Taipei: Taiwan's manufacturing activity saw its fourth consecutive month of expansion in January, following the United States' announcement of forthcoming tariff reductions on Taiwanese goods, as reported by the Chung-Hua Institution for Economic Research (CIER) on Monday.
According to Focus Taiwan, CIER's data revealed that the purchasing managers' index (PMI), which assesses the health of the manufacturing sector, increased by 1.9 points from the previous month, reaching 57.2, the highest since April 2022. In the service sector, the non-manufacturing index (NMI) also experienced growth, climbing 0.7 points to 55.3 in January, marking 11 consecutive months of expansion. PMI and NMI readings above 50 signify expansion, while those below 50 indicate contraction.
Out of the five components of the January PMI, four showed growth from the previous month. Subindexes for new orders, employment, supplier deliveries, and inventories rose by 1.3, 1.4, 2.1, and 4.7 points, respectively, reaching 58.9, 51.9, 59.7, and 56.9 in January.

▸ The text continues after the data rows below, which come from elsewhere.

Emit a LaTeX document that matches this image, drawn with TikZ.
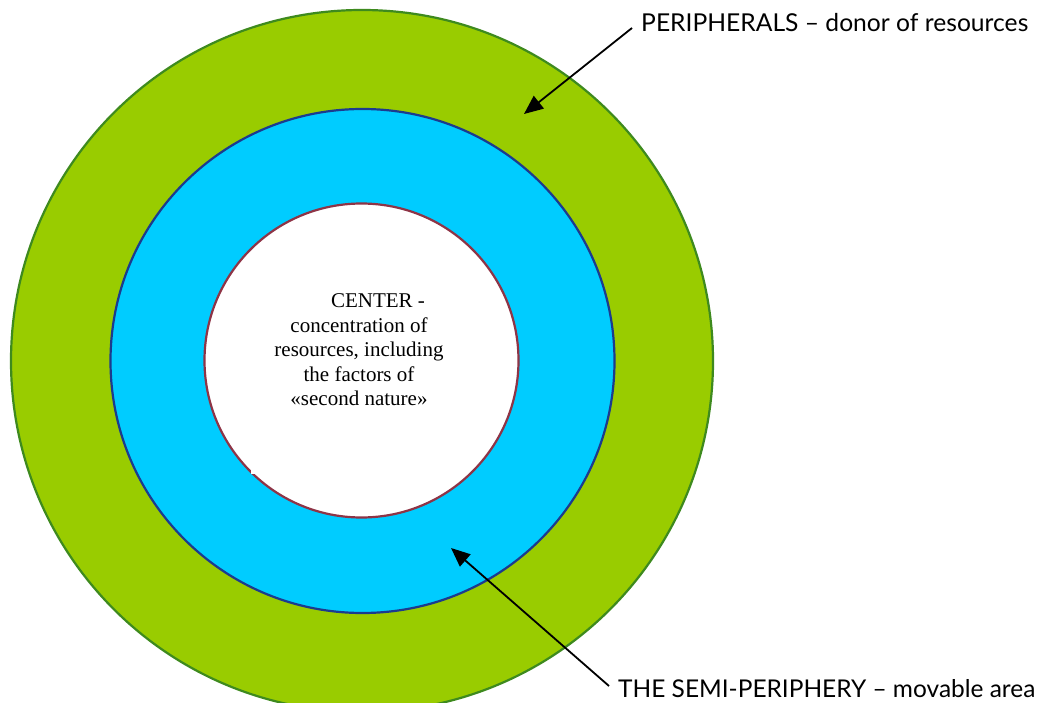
\documentclass[tikz,border=0pt]{standalone}
\usepackage{fontspec}
\setmainfont{Liberation Serif}
\newfontfamily\labelfont{Lato}
\usetikzlibrary{arrows.meta}
\definecolor{ringgreen}{HTML}{99CC00}
\definecolor{ringgreenline}{HTML}{3E8A1E}
\definecolor{ringblue}{HTML}{00CCFF}
\definecolor{ringblueline}{HTML}{1C3B8E}
\definecolor{coreline}{HTML}{8E3446}
\tikzset{
  ring/.style={line width=2.2pt},
  pointer/.style={line width=1.8pt, -{Triangle[length=19pt,width=16pt]}},
  sidelabel/.style={inner sep=0pt, font=\labelfont},
  coretext/.style={align=center, inner sep=0pt, font=\fontsize{21}{24.5}\selectfont}
}
\begin{document}
\begin{tikzpicture}[x=1pt,y=-1pt]
\useasboundingbox (0,0) rectangle (1044,703);
\fill[white] (0,0) rectangle (1044,703);
\begin{scope}
\clip (0,0) rectangle (1044,703);
\node[draw=ringgreenline, fill=ringgreen, ring, circle, minimum size=702pt, inner sep=0pt] (outer) at (362,361) {};
\end{scope}
\node[draw=ringblueline, fill=ringblue, ring, circle, minimum size=504pt, inner sep=0pt] (middle) at (362.5,361) {};
\node[draw=coreline, fill=white, ring, circle, minimum size=314pt, inner sep=0pt] (core) at (361.5,360.5) {};
\fill[white] (251,252) rectangle (468,474);
\node[coretext] (coretxt) at (359,350) {\hspace*{38pt}CENTER -\\concentration of\\resources, including\\the factors of\\«second nature»};
\node[sidelabel, anchor=base west] (peri) at (641,32) {\resizebox{387pt}{!}{PERIPHERALS – donor of resources}};
\node[sidelabel, anchor=base west] (semi) at (618,697.5) {\resizebox{417pt}{!}{THE SEMI-PERIPHERY – movable area}};
\coordinate (periTail) at (632,28);
\coordinate (periTip) at (524,114);
\coordinate (semiTail) at (609,686);
\coordinate (semiTip) at (451,548);
\draw[pointer] (periTail) -- (periTip);
\draw[pointer] (semiTail) -- (semiTip);
\end{tikzpicture}
\end{document}
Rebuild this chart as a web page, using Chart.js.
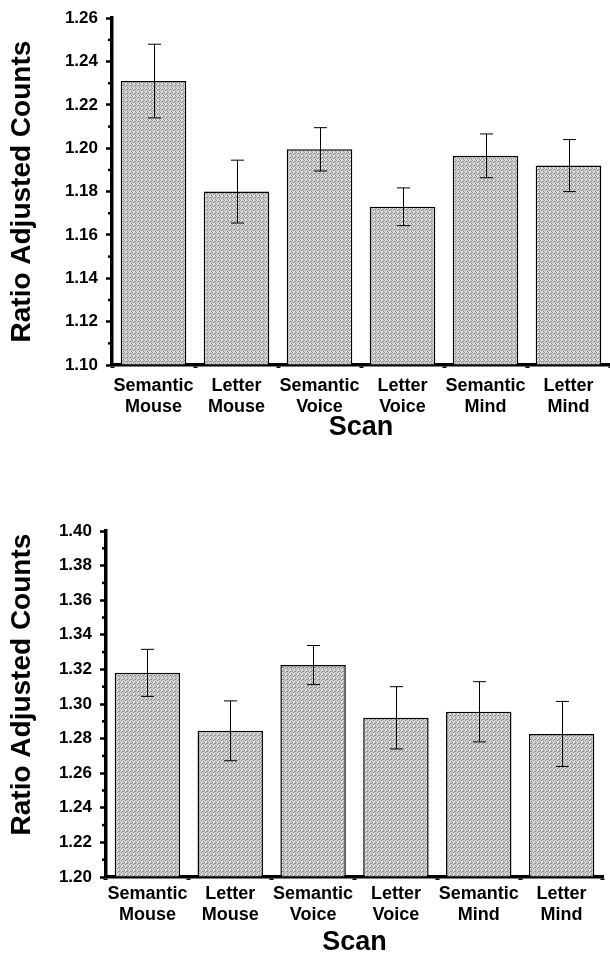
<!DOCTYPE html>
<html>
<head>
<meta charset="utf-8">
<script src="https://cdn.jsdelivr.net/npm/chart.js@4.4.1/dist/chart.umd.min.js"></script>
<style>
  html, body { margin: 0; padding: 0; background: #fff; }
  canvas { display: block; position: absolute; left: 0; }
  #topChart { top: 0; }
  #bottomChart { top: 450px; }
</style>
</head>
<body>
<canvas id="topChart" width="610" height="450"></canvas>
<canvas id="bottomChart" width="610" height="507"></canvas>
<script>
// categories shared by both panels
const scans = [
  ['Semantic', 'Mouse'], ['Letter', 'Mouse'],
  ['Semantic', 'Voice'], ['Letter', 'Voice'],
  ['Semantic', 'Mind'], ['Letter', 'Mind']
];

// upper panel
const topMeans = [1.231, 1.180, 1.1995, 1.173, 1.1965, 1.192];
const topErrors = [0.017, 0.0145, 0.010, 0.0087, 0.0101, 0.012];
const topRange = [1.10, 1.26];

// lower panel
const bottomMeans = [1.318, 1.2845, 1.3225, 1.292, 1.2955, 1.2827];
const bottomErrors = [0.0136, 0.0173, 0.0113, 0.018, 0.0174, 0.0188];
const bottomRange = [1.20, 1.40];

const tickStep = 0.02;
const FONT = '"Liberation Sans", Arial, sans-serif';
const yTitle = 'Ratio Adjusted Counts';

// stippled grey fill like the printed figure
function makeStipple() {
  const c = document.createElement('canvas');
  c.width = 4; c.height = 4;
  const g = c.getContext('2d');
  g.fillStyle = '#d0d0d0';
  g.fillRect(0, 0, 4, 4);
  g.fillStyle = '#8c8c8c';
  [[0, 0], [2, 1], [1, 2], [3, 3], [3, 1]].forEach(([x, y]) => g.fillRect(x, y, 1, 1));
  g.fillStyle = '#eeeeee';
  [[1, 0], [2, 3]].forEach(([x, y]) => g.fillRect(x, y, 1, 1));
  return g.createPattern(c, 'repeat');
}

// error bars + small minor ticks on the y axis
const errorBarPlugin = {
  id: 'errorBars',
  afterDatasetsDraw(chart) {
    const { ctx } = chart;
    const meta = chart.getDatasetMeta(0);
    const yScale = chart.scales.y;
    const errs = chart.options.plugins.errorBars.errors;
    const means = chart.data.datasets[0].data;
    ctx.save();
    ctx.strokeStyle = '#000';
    ctx.lineWidth = 1;
    meta.data.forEach((bar, i) => {
      const x = Math.round(bar.x) + 0.5;
      const yHi = yScale.getPixelForValue(means[i] + errs[i]);
      const yLo = yScale.getPixelForValue(means[i] - errs[i]);
      ctx.beginPath();
      ctx.moveTo(x, yHi); ctx.lineTo(x, yLo);
      ctx.moveTo(x - 6.5, yHi); ctx.lineTo(x + 6.5, yHi);
      ctx.moveTo(x - 6.5, yLo); ctx.lineTo(x + 6.5, yLo);
      ctx.stroke();
    });
    // minor ticks halfway between labelled ticks
    ctx.lineWidth = 2.5;
    const left = chart.chartArea.left;
    for (let v = yScale.min + tickStep / 2; v < yScale.max; v += tickStep) {
      const y = yScale.getPixelForValue(v);
      ctx.beginPath();
      ctx.moveTo(left - 4, y); ctx.lineTo(left, y);
      ctx.stroke();
    }
    ctx.restore();
  }
};

function makeChart(id, means, errors, range, opts) {
  const ctx = document.getElementById(id).getContext('2d');
  return new Chart(ctx, {
    type: 'bar',
    data: {
      labels: scans,
      datasets: [{
        data: means,
        base: range[0],
        backgroundColor: makeStipple(),
        borderColor: '#000',
        borderWidth: 1.5,
        barPercentage: 0.79,
        categoryPercentage: 1.0
      }]
    },
    options: {
      responsive: false,
      animation: false,
      events: [],
      layout: { padding: { left: 0, right: opts.padRight, top: opts.padTop, bottom: 0 } },
      plugins: {
        legend: { display: false },
        tooltip: { enabled: false },
        errorBars: { errors: errors }
      },
      scales: {
        x: {
          offset: true,
          grid: {
            offset: true,
            drawOnChartArea: false,
            drawTicks: true,
            tickLength: 3,
            tickWidth: 4,
            tickColor: '#000'
          },
          border: { display: true, color: '#000', width: 3.5 },
          ticks: {
            color: '#000',
            autoSkip: false,
            maxRotation: 0,
            padding: opts.xTickPad,
            font: { family: FONT, size: 18, weight: 'bold', lineHeight: 1.2 }
          },
          title: {
            display: true,
            text: 'Scan',
            color: '#000',
            font: { family: FONT, size: 27, weight: 'bold', lineHeight: 1 },
            padding: { top: 0, bottom: opts.scanPad }
          },
          afterFit(scale) { scale.height = opts.xHeight; }
        },
        y: {
          min: range[0],
          max: range[1],
          grid: {
            drawOnChartArea: false,
            drawTicks: true,
            tickLength: 6,
            tickWidth: 2.5,
            tickColor: '#000'
          },
          border: { display: true, color: '#000', width: 3.5 },
          ticks: {
            stepSize: tickStep,
            color: '#000',
            padding: 8,
            font: { family: FONT, size: 17, weight: 'bold' },
            callback: (v) => Number(v).toFixed(2)
          },
          title: {
            display: true,
            text: opts.yTitleText,
            color: '#000',
            font: { family: FONT, size: 28, weight: 'bold', lineHeight: 1 },
            padding: { top: 8, bottom: 0 }
          },
          afterFit(scale) { scale.width = opts.yWidth; }
        }
      }
    },
    plugins: [errorBarPlugin]
  });
}

makeChart('topChart', topMeans, topErrors, topRange,
  { padTop: 17, padRight: 0, yWidth: 112, xHeight: 85, xTickPad: 7, scanPad: 8.5,
    yTitleText: yTitle });
// lower panel's axis title sits a little above the plot centre
makeChart('bottomChart', bottomMeans, bottomErrors, bottomRange,
  { padTop: 81, padRight: 7, yWidth: 106, xHeight: 80, xTickPad: 3, scanPad: 0.5,
    yTitleText: '\u00a0\u00a0\u00a0\u00a0\u00a0' + yTitle });
</script>
</body>
</html>
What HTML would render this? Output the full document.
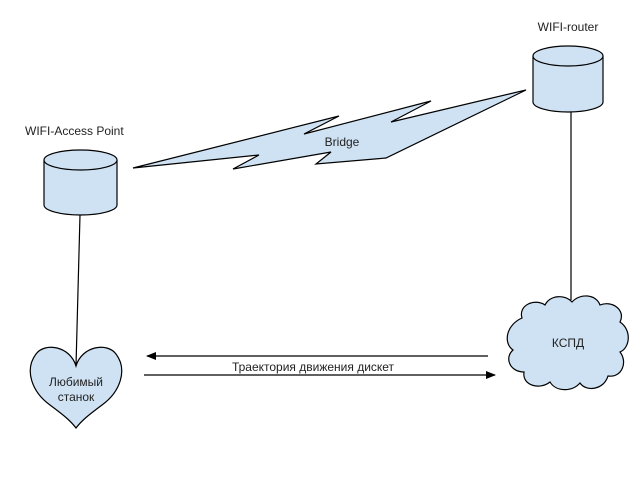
<!DOCTYPE html>
<html><head><meta charset="utf-8"><style>
html,body{margin:0;padding:0;background:#fff;}
svg{display:block;}
text{font-family:"Liberation Sans",sans-serif;font-size:12px;fill:#222;}
</style></head><body>
<svg width="640" height="480" viewBox="0 0 640 480" xmlns="http://www.w3.org/2000/svg">
<defs>
<marker id="ah" markerWidth="10" markerHeight="8" refX="9" refY="4" orient="auto" markerUnits="userSpaceOnUse">
<path d="M0,0 L10,4 L0,8 Z" fill="#000"/></marker>
</defs>
<g stroke="#000" stroke-width="1.2" fill="#cfe2f3">
<path d="M44,160 L44,205 A36.5,10 0 0 0 117,205 L117,160"/>
<ellipse cx="80.5" cy="160" rx="36.5" ry="10"/>
<path d="M533,56 L533,102 A35,10 0 0 0 603,102 L603,56"/>
<ellipse cx="568" cy="56" rx="35" ry="10"/>
<path d="M133,168 L339,116 L304,134 L431,101 L391,122 L526,90 L386,158 L316,164 L331,152 L233,169 L259,155 Z" stroke-linejoin="miter"/>
<path d="M76,366 C70,346 45,342 36,354 C24,370 32,392 50,405 C62,414 70,420 76,428 C82,420 90,414 102,405 C120,392 128,370 116,354 C107,342 82,346 76,366 Z"/>
<path d="M522,318 C518,305 535,298 545,305 C550,295 565,294 572,302 C580,293 596,294 600,305 C612,300 626,310 620,322 C632,330 630,348 620,352 C628,362 622,378 608,376 C604,390 586,392 580,383 C572,392 556,392 550,382 C540,390 522,386 524,372 C510,372 504,358 513,350 C503,343 506,325 522,318 Z"/>
</g>
<g stroke="#000" stroke-width="1.2" fill="none">
<line x1="80" y1="215" x2="76" y2="366"/>
<line x1="571" y1="112" x2="571" y2="300"/>
<line x1="488" y1="356" x2="147" y2="356" marker-end="url(#ah)"/>
<line x1="144" y1="375" x2="495" y2="375" marker-end="url(#ah)"/>
</g>
<text x="25" y="135">WIFI-Access Point</text>
<text x="568" y="31" text-anchor="middle">WIFI-router</text>
<text x="342" y="146" text-anchor="middle">Bridge</text>
<text x="313" y="371" text-anchor="middle">Траектория движения дискет</text>
<text x="568" y="347" text-anchor="middle">КСПД</text>
<text x="76" y="386" text-anchor="middle">Любимый</text>
<text x="76" y="401" text-anchor="middle">станок</text>
</svg>
</body></html>
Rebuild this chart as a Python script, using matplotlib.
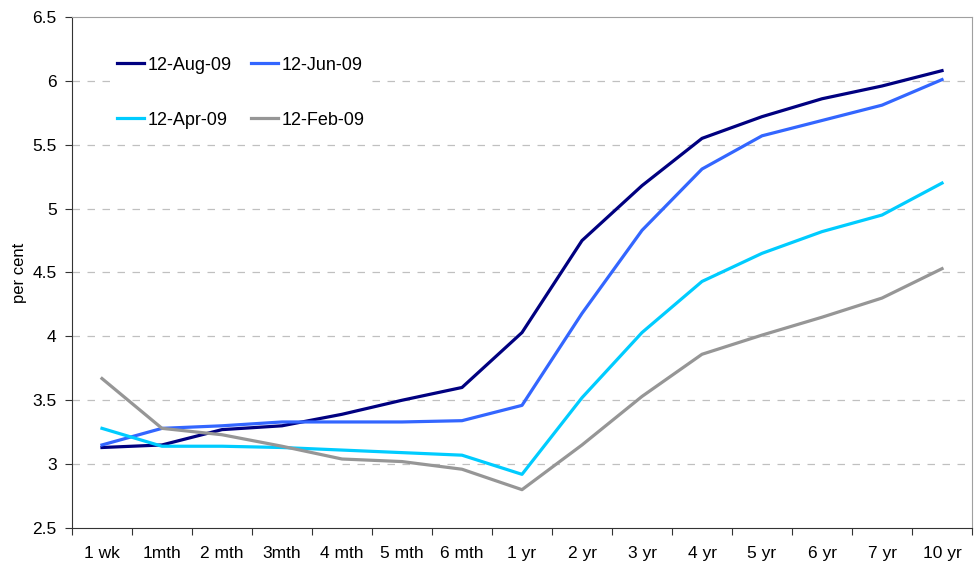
import matplotlib.pyplot as plt

plt.rcParams['font.family'] = ['Liberation Sans', 'DejaVu Sans']

# maturities on the x axis
maturities = ['1 wk', '1mth', '2 mth', '3mth', '4 mth', '5 mth', '6 mth',
              '1 yr', '2 yr', '3 yr', '4 yr', '5 yr', '6 yr', '7 yr', '10 yr']

# yield curves, per cent
aug09 = [3.13, 3.15, 3.27, 3.30, 3.39, 3.50, 3.60, 4.03, 4.75, 5.18, 5.55, 5.72, 5.86, 5.96, 6.08]
jun09 = [3.15, 3.28, 3.30, 3.33, 3.33, 3.33, 3.34, 3.46, 4.18, 4.83, 5.31, 5.57, 5.69, 5.81, 6.01]
apr09 = [3.28, 3.14, 3.14, 3.13, 3.11, 3.09, 3.07, 2.92, 3.52, 4.03, 4.43, 4.65, 4.82, 4.95, 5.20]
feb09 = [3.67, 3.28, 3.23, 3.14, 3.04, 3.02, 2.96, 2.80, 3.15, 3.53, 3.86, 4.01, 4.15, 4.30, 4.53]

fig = plt.figure(figsize=(9.78, 5.65), dpi=100)
ax = fig.add_axes([0.0736, 0.0655, 0.9203, 0.9044])

x = range(len(maturities))
l_aug, = ax.plot(x, aug09, color='#000080', lw=2.3, label='12-Aug-09')
l_jun, = ax.plot(x, jun09, color='#3366FF', lw=2.3, label='12-Jun-09')
l_apr, = ax.plot(x, apr09, color='#00CCFF', lw=2.3, label='12-Apr-09')
l_feb, = ax.plot(x, feb09, color='#969696', lw=2.3, label='12-Feb-09')

ax.set_xlim(-0.5, len(maturities) - 0.5)
ax.set_ylim(2.5, 6.5)
ax.set_yticks([2.5, 3, 3.5, 4, 4.5, 5, 5.5, 6, 6.5])
ax.set_yticklabels(['2.5', '3', '3.5', '4', '4.5', '5', '5.5', '6', '6.5'])
ax.set_xticks([i - 0.5 for i in range(len(maturities) + 1)])
ax.set_xticklabels([])
ax.set_xticks(list(x), minor=True)
ax.set_xticklabels(maturities, minor=True)
ax.tick_params(axis='x', which='minor', length=0, pad=13, labelsize=12.5)
ax.tick_params(axis='x', which='major', length=5, direction='out', color='#333333')
ax.tick_params(axis='y', length=5, direction='out', labelsize=12.5, pad=6, color='#333333')

# dashed grid at inner levels only
for yv in [3, 3.5, 4, 4.5, 5, 5.5, 6]:
    ax.axhline(yv, color='#C0C0C0', lw=0.9, ls=(0, (6, 6)), zorder=0)

ax.spines['top'].set_color('#A0A0A0')
ax.spines['right'].set_color('#A0A0A0')
ax.spines['left'].set_color('#333333')
ax.spines['bottom'].set_color('#333333')

ax.set_ylabel('per cent', fontsize=12)
ax.yaxis.set_label_coords(-0.05, 0.5)

# legend filled row by row: Aug, Jun / Apr, Feb
leg = ax.legend([l_aug, l_apr, l_jun, l_feb],
                ['12-Aug-09', '12-Apr-09', '12-Jun-09', '12-Feb-09'],
                loc='upper left', bbox_to_anchor=(0.044, 0.933), borderaxespad=0,
                ncol=2, fontsize=13,
                frameon=True, edgecolor='none', facecolor='white', framealpha=1,
                handlelength=1.5, handletextpad=0.17, columnspacing=1.1,
                labelspacing=2.1, borderpad=0.3)

fig.savefig('out.png', dpi=100)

The subindex for production slightly decreased by 0.1 points to 58.5 but remained in expansion territory.
Additionally, the subindex reflecting the business outlook for the next six months surged by 10.0 points to 61.0 in January, marking the fastest expansion since March 2022. CIER President Lien Hsien-ming noted that this growth in business outlook was "better than expected" and emphasized the significance of reduced uncertainties from U.S. tariff policies for manufacturers.
Economist Kamhon Kan from Academia Sinica echoed Lien's sentiments, stating that the U.S.'s verbal agreement to cut tariffs on Taiwanese goods, coupled with robust global demand for AI devices, is anticipated to economically benefit Taiwan significantly in 2026.
In January, all six major industries within the PMI showed improvement and remained in expansion mode, according to CIER. Within the NMI, three out of four major components increased, with subindexes for business activities, employment, and supplier deliveries rising by 2.8, 1.3, and 0.8 points, respectively, to 56.6, 55.3, and 55.4. However, the subindex for new orders dropped by 2.3 points to 53.7 but stayed in expansion, CIER reported.
The subindex for the business outlook over the next six months in the service sector also increased by 8.3 points to 56.3 in January. CIER Associate Research Fellow Chen Hsin-hui attributed the higher NMI to a thriving local stock market, noting that the financial and insurance industries reported improved performance in January.